A disputa por terras na região da Picadinha, localizada no município de Dourados, segue judicializada e envolve tensões históricas e versões conflitantes sobre a origem e o destino de um território de quase 3.800 hectares. A área em questão é reivindicada por descendentes da comunidade quilombola formada pela família do senhor Dezidério Felipe de Oliveira, considerado um dos primeiros moradores da região.

Segundo relatos de moradores quilombolas, após a morte de Dezidério, o então advogado da família — que teria assumido a condução da partilha — se aproveitou do desconhecimento legal dos herdeiros, muitos dos quais eram analfabetos, para ficar com a maior parte das terras. “Cerca de três quartos do território acabou ficando com esse advogado”, alegam lideranças da comunidade, afirmando ainda que o profissional teria, posteriormente, vendido as áreas que haviam sido doadas a Dezidério pelo Governo do Estado de Mato Grosso. Essa versão é discutida atualmente na Justiça e no âmbito do Incra (Instituto Nacional de Colonização e Reforma Agrária).

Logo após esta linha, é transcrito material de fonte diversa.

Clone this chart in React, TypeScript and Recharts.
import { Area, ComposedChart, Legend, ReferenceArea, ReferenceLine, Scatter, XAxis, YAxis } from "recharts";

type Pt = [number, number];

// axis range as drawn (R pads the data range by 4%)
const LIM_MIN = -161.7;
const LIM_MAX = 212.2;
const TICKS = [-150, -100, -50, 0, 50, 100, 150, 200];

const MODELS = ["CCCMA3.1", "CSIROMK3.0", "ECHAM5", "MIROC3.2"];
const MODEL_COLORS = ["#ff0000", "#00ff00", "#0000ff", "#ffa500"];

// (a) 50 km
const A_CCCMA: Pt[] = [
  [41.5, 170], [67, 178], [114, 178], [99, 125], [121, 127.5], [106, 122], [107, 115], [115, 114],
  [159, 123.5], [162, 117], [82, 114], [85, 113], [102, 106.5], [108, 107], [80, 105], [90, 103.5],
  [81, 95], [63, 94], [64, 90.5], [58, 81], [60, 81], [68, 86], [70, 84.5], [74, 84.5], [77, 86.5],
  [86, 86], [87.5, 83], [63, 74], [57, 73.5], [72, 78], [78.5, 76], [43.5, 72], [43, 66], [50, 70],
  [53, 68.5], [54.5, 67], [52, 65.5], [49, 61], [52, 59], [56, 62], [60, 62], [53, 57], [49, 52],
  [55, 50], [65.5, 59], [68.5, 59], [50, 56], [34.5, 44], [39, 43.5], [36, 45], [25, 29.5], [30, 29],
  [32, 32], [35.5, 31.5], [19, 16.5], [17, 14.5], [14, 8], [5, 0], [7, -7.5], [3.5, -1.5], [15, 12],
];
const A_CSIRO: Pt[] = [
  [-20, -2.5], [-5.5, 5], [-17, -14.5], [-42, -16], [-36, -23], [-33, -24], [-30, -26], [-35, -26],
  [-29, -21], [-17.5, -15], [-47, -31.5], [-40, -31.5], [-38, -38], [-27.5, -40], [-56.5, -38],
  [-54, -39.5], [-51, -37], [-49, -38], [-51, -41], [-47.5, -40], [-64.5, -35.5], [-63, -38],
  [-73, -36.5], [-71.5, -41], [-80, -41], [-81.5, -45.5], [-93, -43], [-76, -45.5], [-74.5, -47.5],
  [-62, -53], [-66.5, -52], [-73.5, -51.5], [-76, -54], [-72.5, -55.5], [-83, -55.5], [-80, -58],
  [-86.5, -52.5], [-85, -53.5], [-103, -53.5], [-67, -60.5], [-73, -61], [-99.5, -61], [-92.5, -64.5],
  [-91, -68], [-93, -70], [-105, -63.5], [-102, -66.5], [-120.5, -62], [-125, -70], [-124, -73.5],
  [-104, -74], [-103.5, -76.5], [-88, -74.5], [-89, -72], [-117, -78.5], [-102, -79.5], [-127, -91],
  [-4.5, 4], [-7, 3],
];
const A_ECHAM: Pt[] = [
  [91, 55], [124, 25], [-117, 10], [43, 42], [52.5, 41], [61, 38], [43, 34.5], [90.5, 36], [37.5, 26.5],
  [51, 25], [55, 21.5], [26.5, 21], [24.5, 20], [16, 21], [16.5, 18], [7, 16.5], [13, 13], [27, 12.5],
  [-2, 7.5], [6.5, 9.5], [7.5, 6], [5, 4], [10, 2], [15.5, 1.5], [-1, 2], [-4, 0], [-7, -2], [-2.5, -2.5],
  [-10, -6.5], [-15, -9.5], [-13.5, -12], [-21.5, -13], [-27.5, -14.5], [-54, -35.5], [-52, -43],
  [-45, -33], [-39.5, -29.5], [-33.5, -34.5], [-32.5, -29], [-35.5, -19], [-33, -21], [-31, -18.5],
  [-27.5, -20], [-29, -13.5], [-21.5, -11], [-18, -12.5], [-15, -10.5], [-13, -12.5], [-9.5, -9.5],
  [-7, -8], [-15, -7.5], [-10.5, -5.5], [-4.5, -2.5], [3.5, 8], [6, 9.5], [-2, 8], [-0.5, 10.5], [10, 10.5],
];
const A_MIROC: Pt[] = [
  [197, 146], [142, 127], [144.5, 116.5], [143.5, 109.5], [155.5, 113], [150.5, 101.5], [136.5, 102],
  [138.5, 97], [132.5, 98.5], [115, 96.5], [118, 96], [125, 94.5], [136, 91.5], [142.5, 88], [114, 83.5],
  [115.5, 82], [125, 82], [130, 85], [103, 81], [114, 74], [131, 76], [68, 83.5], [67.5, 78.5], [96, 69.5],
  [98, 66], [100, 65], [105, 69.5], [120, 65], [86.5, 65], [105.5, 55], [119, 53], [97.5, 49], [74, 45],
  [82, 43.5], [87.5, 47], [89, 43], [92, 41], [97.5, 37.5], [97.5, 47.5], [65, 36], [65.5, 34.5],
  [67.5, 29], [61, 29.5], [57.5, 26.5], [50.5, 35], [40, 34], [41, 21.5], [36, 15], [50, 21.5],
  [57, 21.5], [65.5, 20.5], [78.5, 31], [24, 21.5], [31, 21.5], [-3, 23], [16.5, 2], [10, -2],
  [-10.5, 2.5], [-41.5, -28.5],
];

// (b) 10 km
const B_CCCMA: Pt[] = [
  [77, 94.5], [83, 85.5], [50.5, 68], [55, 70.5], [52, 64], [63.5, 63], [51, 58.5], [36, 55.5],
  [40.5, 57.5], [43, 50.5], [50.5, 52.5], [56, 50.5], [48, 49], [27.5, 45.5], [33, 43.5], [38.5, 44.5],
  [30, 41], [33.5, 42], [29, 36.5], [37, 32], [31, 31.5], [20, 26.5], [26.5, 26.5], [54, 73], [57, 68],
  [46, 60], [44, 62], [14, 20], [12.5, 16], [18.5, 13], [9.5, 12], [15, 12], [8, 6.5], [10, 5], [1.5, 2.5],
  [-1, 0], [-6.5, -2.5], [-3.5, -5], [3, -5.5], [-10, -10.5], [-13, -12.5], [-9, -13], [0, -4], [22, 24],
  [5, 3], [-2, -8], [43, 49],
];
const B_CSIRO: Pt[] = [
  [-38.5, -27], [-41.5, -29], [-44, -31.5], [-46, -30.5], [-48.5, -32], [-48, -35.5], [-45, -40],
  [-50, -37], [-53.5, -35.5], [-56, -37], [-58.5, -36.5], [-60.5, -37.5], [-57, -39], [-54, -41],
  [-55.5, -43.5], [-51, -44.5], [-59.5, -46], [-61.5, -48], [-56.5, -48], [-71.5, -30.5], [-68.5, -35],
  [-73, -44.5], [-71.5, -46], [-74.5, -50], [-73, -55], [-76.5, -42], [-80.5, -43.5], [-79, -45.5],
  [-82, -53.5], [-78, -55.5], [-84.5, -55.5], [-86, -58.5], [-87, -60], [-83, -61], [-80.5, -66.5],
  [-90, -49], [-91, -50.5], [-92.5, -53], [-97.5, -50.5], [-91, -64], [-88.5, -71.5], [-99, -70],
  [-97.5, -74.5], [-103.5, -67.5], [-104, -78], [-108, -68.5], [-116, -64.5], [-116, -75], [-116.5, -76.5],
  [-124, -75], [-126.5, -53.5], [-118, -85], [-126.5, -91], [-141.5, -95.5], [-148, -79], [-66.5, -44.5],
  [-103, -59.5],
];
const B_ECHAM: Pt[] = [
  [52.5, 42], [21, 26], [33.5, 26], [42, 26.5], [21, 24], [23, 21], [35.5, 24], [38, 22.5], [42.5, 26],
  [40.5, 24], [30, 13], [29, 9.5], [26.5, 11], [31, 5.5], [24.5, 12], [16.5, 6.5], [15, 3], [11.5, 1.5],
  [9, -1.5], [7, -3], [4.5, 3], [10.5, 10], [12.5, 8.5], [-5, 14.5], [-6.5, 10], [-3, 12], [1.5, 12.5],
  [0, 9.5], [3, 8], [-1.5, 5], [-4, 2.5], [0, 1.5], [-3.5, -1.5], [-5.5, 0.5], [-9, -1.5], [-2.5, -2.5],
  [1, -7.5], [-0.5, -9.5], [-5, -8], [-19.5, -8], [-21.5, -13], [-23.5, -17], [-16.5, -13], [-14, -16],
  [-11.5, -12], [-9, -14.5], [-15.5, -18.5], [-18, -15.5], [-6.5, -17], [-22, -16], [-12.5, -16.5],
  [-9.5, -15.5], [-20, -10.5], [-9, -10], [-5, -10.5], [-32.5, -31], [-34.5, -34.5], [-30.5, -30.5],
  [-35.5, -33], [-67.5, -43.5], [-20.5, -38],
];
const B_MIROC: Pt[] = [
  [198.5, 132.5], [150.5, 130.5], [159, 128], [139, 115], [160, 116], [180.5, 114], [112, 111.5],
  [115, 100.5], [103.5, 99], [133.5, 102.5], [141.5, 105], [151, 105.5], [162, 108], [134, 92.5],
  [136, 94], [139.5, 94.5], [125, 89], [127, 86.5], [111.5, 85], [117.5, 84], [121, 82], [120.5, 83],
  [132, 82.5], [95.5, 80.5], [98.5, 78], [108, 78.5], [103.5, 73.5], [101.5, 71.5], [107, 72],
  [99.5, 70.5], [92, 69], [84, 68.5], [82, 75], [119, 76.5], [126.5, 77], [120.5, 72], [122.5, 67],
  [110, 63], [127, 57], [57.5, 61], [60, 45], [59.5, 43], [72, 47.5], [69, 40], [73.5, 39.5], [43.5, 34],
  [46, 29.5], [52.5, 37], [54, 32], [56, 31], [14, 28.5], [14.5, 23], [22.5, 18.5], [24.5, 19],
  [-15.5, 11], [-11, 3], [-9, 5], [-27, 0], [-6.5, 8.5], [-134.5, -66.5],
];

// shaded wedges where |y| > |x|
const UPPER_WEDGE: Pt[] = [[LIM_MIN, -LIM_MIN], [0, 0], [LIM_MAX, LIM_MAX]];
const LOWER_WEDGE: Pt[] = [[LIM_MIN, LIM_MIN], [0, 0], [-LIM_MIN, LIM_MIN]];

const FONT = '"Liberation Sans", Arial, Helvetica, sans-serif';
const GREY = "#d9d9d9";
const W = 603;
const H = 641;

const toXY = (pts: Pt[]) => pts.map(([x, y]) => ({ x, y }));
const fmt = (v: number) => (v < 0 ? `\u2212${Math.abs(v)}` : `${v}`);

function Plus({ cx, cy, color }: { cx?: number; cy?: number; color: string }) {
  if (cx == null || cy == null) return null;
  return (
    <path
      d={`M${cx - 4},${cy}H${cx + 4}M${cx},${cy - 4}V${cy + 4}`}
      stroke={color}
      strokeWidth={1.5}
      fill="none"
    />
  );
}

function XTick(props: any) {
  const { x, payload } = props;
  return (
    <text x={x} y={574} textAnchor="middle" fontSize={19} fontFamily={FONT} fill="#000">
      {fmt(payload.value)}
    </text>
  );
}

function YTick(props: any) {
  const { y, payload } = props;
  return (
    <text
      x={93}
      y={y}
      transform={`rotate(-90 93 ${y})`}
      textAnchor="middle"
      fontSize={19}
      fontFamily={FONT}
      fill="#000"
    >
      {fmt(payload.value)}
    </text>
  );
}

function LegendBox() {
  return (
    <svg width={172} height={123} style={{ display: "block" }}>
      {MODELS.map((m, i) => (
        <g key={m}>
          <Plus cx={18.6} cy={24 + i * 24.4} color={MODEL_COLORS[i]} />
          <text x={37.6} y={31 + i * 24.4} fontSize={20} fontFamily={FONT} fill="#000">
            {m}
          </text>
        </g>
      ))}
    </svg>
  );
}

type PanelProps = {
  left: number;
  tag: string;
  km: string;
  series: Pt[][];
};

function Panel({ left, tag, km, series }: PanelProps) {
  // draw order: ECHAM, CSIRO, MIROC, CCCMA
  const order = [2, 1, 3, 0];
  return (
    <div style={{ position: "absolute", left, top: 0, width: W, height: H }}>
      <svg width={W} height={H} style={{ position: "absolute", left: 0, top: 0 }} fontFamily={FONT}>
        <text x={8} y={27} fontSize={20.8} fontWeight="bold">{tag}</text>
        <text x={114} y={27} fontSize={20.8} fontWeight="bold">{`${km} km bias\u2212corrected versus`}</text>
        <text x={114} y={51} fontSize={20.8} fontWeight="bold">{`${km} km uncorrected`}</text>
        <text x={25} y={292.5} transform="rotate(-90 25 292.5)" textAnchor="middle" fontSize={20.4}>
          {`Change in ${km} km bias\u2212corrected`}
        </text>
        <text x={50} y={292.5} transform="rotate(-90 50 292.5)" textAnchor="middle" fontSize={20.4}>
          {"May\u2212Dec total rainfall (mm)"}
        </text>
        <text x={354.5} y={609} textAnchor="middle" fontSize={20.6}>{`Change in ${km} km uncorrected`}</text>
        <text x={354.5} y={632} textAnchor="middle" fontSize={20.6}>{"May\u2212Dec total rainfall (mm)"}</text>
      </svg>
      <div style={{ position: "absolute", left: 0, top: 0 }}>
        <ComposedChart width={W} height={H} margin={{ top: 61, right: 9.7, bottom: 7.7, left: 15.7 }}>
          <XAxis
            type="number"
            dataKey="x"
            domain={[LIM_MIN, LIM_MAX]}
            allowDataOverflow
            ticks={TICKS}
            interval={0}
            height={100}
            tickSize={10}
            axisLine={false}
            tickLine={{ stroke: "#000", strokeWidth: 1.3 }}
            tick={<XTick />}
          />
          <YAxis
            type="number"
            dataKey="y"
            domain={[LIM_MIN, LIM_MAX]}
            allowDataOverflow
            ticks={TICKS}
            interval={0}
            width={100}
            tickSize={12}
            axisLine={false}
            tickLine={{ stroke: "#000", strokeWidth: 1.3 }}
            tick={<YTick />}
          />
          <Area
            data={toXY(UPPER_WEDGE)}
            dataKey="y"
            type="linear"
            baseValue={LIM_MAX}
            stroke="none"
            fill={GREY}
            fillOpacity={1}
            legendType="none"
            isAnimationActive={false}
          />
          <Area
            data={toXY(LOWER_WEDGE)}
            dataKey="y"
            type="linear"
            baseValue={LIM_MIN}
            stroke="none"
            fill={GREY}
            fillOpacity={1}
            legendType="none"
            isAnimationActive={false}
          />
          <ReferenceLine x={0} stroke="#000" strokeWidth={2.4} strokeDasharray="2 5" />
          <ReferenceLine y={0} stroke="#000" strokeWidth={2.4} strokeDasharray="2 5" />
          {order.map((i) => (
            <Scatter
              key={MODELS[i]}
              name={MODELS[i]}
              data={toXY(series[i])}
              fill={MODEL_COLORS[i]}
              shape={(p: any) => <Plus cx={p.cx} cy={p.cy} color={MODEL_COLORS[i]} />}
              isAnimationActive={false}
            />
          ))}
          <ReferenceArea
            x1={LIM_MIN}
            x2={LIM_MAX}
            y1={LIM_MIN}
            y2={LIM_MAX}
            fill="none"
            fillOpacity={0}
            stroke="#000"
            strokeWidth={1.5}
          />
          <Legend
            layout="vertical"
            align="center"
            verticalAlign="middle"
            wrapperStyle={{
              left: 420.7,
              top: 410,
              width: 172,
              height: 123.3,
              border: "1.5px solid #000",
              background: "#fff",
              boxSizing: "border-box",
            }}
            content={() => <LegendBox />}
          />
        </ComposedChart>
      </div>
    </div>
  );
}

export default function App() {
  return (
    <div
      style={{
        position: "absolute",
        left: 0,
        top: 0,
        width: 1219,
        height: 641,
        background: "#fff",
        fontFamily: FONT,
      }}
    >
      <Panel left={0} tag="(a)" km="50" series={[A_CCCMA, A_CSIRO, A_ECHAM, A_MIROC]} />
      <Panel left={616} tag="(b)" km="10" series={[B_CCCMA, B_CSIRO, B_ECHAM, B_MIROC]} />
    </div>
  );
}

A reportagem da Folha de Dourados ouviu o advogado Cícero Costa, representante de algumas das famílias que ocupam a região, mas que não se autodeclaram quilombolas. Ele refuta as acusações feitas contra o advogado da época e afirma que a propriedade das terras foi legitimamente adquirida. “Sem nenhuma pertinência a alegação de que os herdeiros de Dezidério foram enganados”, afirmou.

Cícero Costa sustenta que as terras “foram alienadas pelo Governo do Estado de Mato Grosso ao cidadão Dezidério Felipe de Oliveira” e que, desde então, estão regularizadas.

“Sem nenhuma pertinência a alegação de que os herdeiros de Dezidério foram enganados”, afirmou.

Segundo ele, todas as famílias que residem na Picadinha atualmente são proprietárias com documentação registrada em cartório. “Quilombolas são exclusivamente os descendentes de Dezidério, em torno de 45 pessoas autodeclaradas. Todos que residem lá são proprietários, com posse e domínio registrados”, pontua.

A entrevista a seguir trata de pontos como o histórico das terras, o andamento judicial dos conflitos, a posição do Incra e a ausência de diálogo entre as partes envolvidas — além da visão do entrevistado sobre uma possível solução para encerrar a disputa que, há anos, divide vizinhos e atravessa gerações na comunidade.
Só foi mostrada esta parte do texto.